第3回合同調整委員会を開催しました

2021年6月16日

2018年8月にスタートした「フィリピンにおける狂犬病排除に向けたワンヘルス・アプローチ予防・治療ネットワークモデル構築プロジェクト」は、フィリピン保健省熱帯医学研究所や国立サンラザロ病院らを相手国機関として、大分大学のチーフアドバイザーおよび長期専門家、短期専門家、さらに北里大学、国立感染症研究所、東北大学、宮崎大学から各1名の短期専門家と業務調整員の総勢8名が、地球規模課題対応国際科学技術協力(通称SATREPS)の枠組みのもと、狂犬病対策の社会実装を目指して研究活動を実施しています。

【画像】JICAの無償資金協力により設立された熱帯医学研究所は、2021年4月に40周年を迎え、これまでの歩みを紹介するバナーが正面玄関そばに展示されています。

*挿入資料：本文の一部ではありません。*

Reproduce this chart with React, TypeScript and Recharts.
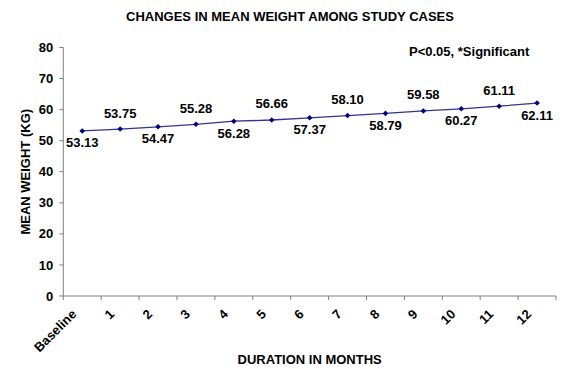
import { LineChart, Line, XAxis, YAxis, LabelList, Label } from 'recharts';

const months = ['Baseline', '1', '2', '3', '4', '5', '6', '7', '8', '9', '10', '11', '12'];
const meanWeight = [53.13, 53.75, 54.47, 55.28, 56.28, 56.66, 57.37, 58.1, 58.79, 59.58, 60.27, 61.11, 62.11];
const yTicks = [0, 10, 20, 30, 40, 50, 60, 70, 80];

const FONT = '"Liberation Sans", Arial, sans-serif';
const NAVY = '#000080';

// each month sits in the middle of its band, ticks go on the band edges
const data = months.map((m, i) => ({ pos: i + 0.5, month: m, weight: meanWeight[i] }));
const edgeTicks = months.map((_, i) => i).concat(months.length);
const midTicks = months.map((_, i) => i + 0.5);
const xTicks = [...edgeTicks, ...midTicks].sort((a, b) => a - b);

function MonthTick(props: any) {
  const { x, y, payload } = props;
  const v = payload.value;
  if (Number.isInteger(v)) {
    return <line x1={x} y1={y} x2={x} y2={y + 4} stroke="#808080" strokeWidth={1} />;
  }
  const label = months[Math.floor(v)];
  const tx = x - 5;
  const ty = y + 19;
  return (
    <text
      x={tx}
      y={ty}
      transform={`rotate(-45, ${tx}, ${ty})`}
      textAnchor="end"
      fontFamily={FONT}
      fontWeight="bold"
      fontSize={13}
      fill="#000"
    >
      {label}
    </text>
  );
}

function Diamond(props: any) {
  const { cx, cy } = props;
  if (cx == null || cy == null) return null;
  const r = 2.8;
  return <path d={`M${cx},${cy - r}L${cx + r},${cy}L${cx},${cy + r}L${cx - r},${cy}Z`} fill={NAVY} />;
}

function ValueLabel(props: any) {
  const { x, y, value, index } = props;
  // alternate the labels below / above the line
  const below = index % 2 === 0;
  return (
    <text
      x={x}
      y={below ? y + 12 : y - 16}
      textAnchor="middle"
      dominantBaseline="central"
      fontFamily={FONT}
      fontWeight="bold"
      fontSize={13}
      fill="#000"
    >
      {Number(value).toFixed(2)}
    </text>
  );
}

export default function App() {
  return (
    <div style={{ position: 'absolute', left: 0, top: 0, width: 572, height: 369, background: '#fff' }}>
      <div
        style={{
          position: 'absolute', left: 0, top: 9, width: 580, textAlign: 'center',
          fontFamily: FONT, fontWeight: 'bold', fontSize: 13, color: '#000',
        }}
      >
        CHANGES IN MEAN WEIGHT AMONG STUDY CASES
      </div>
      <div
        style={{
          position: 'absolute', left: 409, top: 44, fontFamily: FONT, fontWeight: 'bold',
          fontSize: 13, color: '#000', whiteSpace: 'nowrap',
        }}
      >
        P&lt;0.05, *Significant
      </div>
      <LineChart
        width={572}
        height={369}
        data={data}
        margin={{ top: 47.5, right: 16, bottom: 0, left: 0 }}
        style={{ position: 'absolute', left: 0, top: 0 }}
      >
        <XAxis
          dataKey="pos"
          type="number"
          domain={[0, months.length]}
          ticks={xTicks}
          interval={0}
          tickLine={false}
          tickSize={0}
          tickMargin={0}
          tick={<MonthTick />}
          height={73}
          stroke="#808080"
        >
          <Label
            value="DURATION IN MONTHS"
            position="insideBottom"
            offset={5}
            fill="#000"
            fontFamily={FONT}
            fontWeight="bold"
            fontSize={13}
          />
        </XAxis>
        <YAxis
          domain={[0, 80]}
          ticks={yTicks}
          interval={0}
          width={63.3}
          tickSize={4}
          tickMargin={6}
          stroke="#808080"
          tick={{ fill: '#000', fontFamily: FONT, fontWeight: 'bold', fontSize: 13 }}
        >
          <Label
            value="MEAN WEIGHT (KG)"
            angle={-90}
            position="center"
            dx={-6}
            fill="#000"
            fontFamily={FONT}
            fontWeight="bold"
            fontSize={13}
          />
        </YAxis>
        <Line
          type="linear"
          dataKey="weight"
          stroke="#33338f"
          strokeWidth={1.3}
          dot={<Diamond />}
          activeDot={false}
          isAnimationActive={false}
        >
          <LabelList dataKey="weight" content={<ValueLabel />} />
        </Line>
      </LineChart>
    </div>
  );
}
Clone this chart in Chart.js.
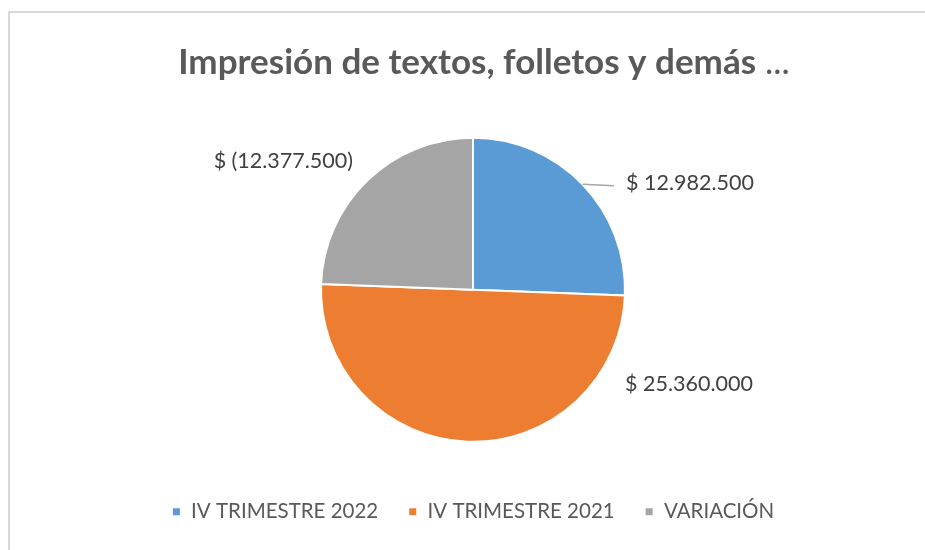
<!DOCTYPE html>
<html>
<head>
<meta charset="utf-8">
<script src="https://cdn.jsdelivr.net/npm/chart.js@4/dist/chart.umd.min.js"></script>
<style>
  html, body { margin: 0; padding: 0; background: #fff; }
  #wrap { position: relative; width: 925px; height: 550px; }
</style>
</head>
<body>
<div id="wrap"><canvas id="pie" width="925" height="550"></canvas></div>
<script>
const titleText = 'Impresión de textos, folletos y demás';
const categories = ['IV TRIMESTRE 2022', 'IV TRIMESTRE 2021', 'VARIACIÓN'];
const values = [12982500, 25360000, -12377500];
const colors = ['#5B9BD5', '#ED7D31', '#A5A5A5'];

function money(v) {
  const s = Math.abs(v).toString().replace(/\B(?=(\d{3})+(?!\d))/g, '.');
  return v < 0 ? '$ (' + s + ')' : '$ ' + s;
}

const FONT = 'Lato, "Open Sans", sans-serif';

// frame + title
const decor = {
  id: 'decor',
  beforeDraw(chart) {
    const ctx = chart.ctx;
    ctx.save();
    ctx.fillStyle = '#fff';
    ctx.fillRect(0, 0, chart.width, chart.height);
    ctx.strokeStyle = '#d9d9d9';
    ctx.lineWidth = 2;
    ctx.beginPath();
    ctx.moveTo(9, chart.height);
    ctx.lineTo(9, 12);
    ctx.lineTo(chart.width, 12);
    ctx.stroke();

    ctx.fillStyle = '#595959';
    ctx.textBaseline = 'alphabetic';
    ctx.font = 'bold 35px ' + FONT;
    const w1 = ctx.measureText(titleText).width;
    ctx.font = '35px ' + FONT;
    const w2 = ctx.measureText(' ...').width;
    const x0 = 484 - (w1 + w2) / 2;
    ctx.textAlign = 'left';
    ctx.font = 'bold 35px ' + FONT;
    ctx.fillText(titleText, x0, 74);
    ctx.font = '35px ' + FONT;
    ctx.fillText(' ...', x0 + w1, 74);
    ctx.restore();
  }
};

// value labels outside the slices
const labelOffsets = [
  { dx: 153, dy: -107, align: 'left', leader: true },
  { dx: 152, dy: 94, align: 'left' },
  { dx: -120, dy: -129, align: 'right' }
];

const valueLabels = {
  id: 'valueLabels',
  afterDatasetsDraw(chart) {
    const ctx = chart.ctx;
    const arcs = chart.getDatasetMeta(0).data;
    ctx.save();
    ctx.font = '21.5px ' + FONT;
    ctx.fillStyle = '#404040';
    ctx.textBaseline = 'middle';
    arcs.forEach((arc, i) => {
      const o = labelOffsets[i];
      const tx = arc.x + o.dx, ty = arc.y + o.dy;
      if (o.leader) {
        const mid = (arc.startAngle + arc.endAngle) / 2;
        ctx.strokeStyle = '#a6a6a6';
        ctx.lineWidth = 1.5;
        ctx.beginPath();
        ctx.moveTo(arc.x + Math.cos(mid) * arc.outerRadius, arc.y + Math.sin(mid) * arc.outerRadius);
        ctx.lineTo(tx - 12, ty + 3);
        ctx.stroke();
      }
      ctx.textAlign = o.align;
      ctx.fillText(money(values[i]), tx, ty);
    });
    ctx.restore();
  }
};

new Chart(document.getElementById('pie').getContext('2d'), {
  type: 'pie',
  data: {
    labels: categories,
    datasets: [{
      data: values,
      backgroundColor: colors,
      borderColor: '#ffffff',
      borderWidth: 2,
      radius: 152
    }]
  },
  options: {
    responsive: false,
    animation: false,
    layout: { padding: { top: 108, left: 21, right: 0, bottom: 18 } },
    plugins: {
      title: { display: false },
      tooltip: { enabled: false },
      legend: {
        position: 'bottom',
        labels: {
          color: '#595959',
          font: { family: FONT, size: 20.5 },
          boxWidth: 9,
          boxHeight: 9,
          padding: 30
        }
      }
    }
  },
  plugins: [decor, valueLabels]
});
</script>
</body>
</html>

新型コロナウイルスの感染拡大により、2020年3月以降日本人専門家は日本への一時退避を余儀なくされましたが、オンラインストレージサービスやオンライン会議システムなどのツールを活用しつつ、範囲が限定されながらも研究活動を継続しました。

2020年12月にヒト狂犬病研究担当の長期専門家が再赴任、2021年4月には業務調整員が新たに着任し、現地での活動が再開しました。

また2021年6月16日に、プロジェクトの実施機関であるフィリピン保健省疾病予防対策局、熱帯医学研究所、国立サンラザロ病院、農業省畜産局、在比日本国大使館、JICA本部及びフィリピン事務所、日本医療研究開発機構、日本人専門家などフィリピンと日本から52名が出席し、Web会議システムによる第3回合同調整委員会が開催されました。

【画像】Web会議システムによる委員会参加者

会議では、中部ルソン地域動物疾病診断検査ラボ担当官によるイヌ狂犬病診断法の進捗や成果報告に始まり、ワンヘルスに基づいた狂犬病ネットワークモデル構築について、ブラカン州政府獣医局担当官による同州で実施されたストロー法(注1)と簡易診断キット(注2)使用に関するトレーニングや州内の各自治体との会議等の活動報告や、熱帯医学研究所の研究者によるコミュニティ調査結果報告、さらに農業省畜産局担当官によるサーベイランスとアウトブレイク・リスポンスの改善を目的とした狂犬病データ共有システム(RaDSS)(注3)の開発状況について報告がされました。

今後も、プロジェクトは引き続きオンライン会議システムの活用等の工夫を重ねながら、フィリピン政府の目標である2030年までの狂犬病排除のための施策実施への貢献を目指して活動に取り組んでいきます。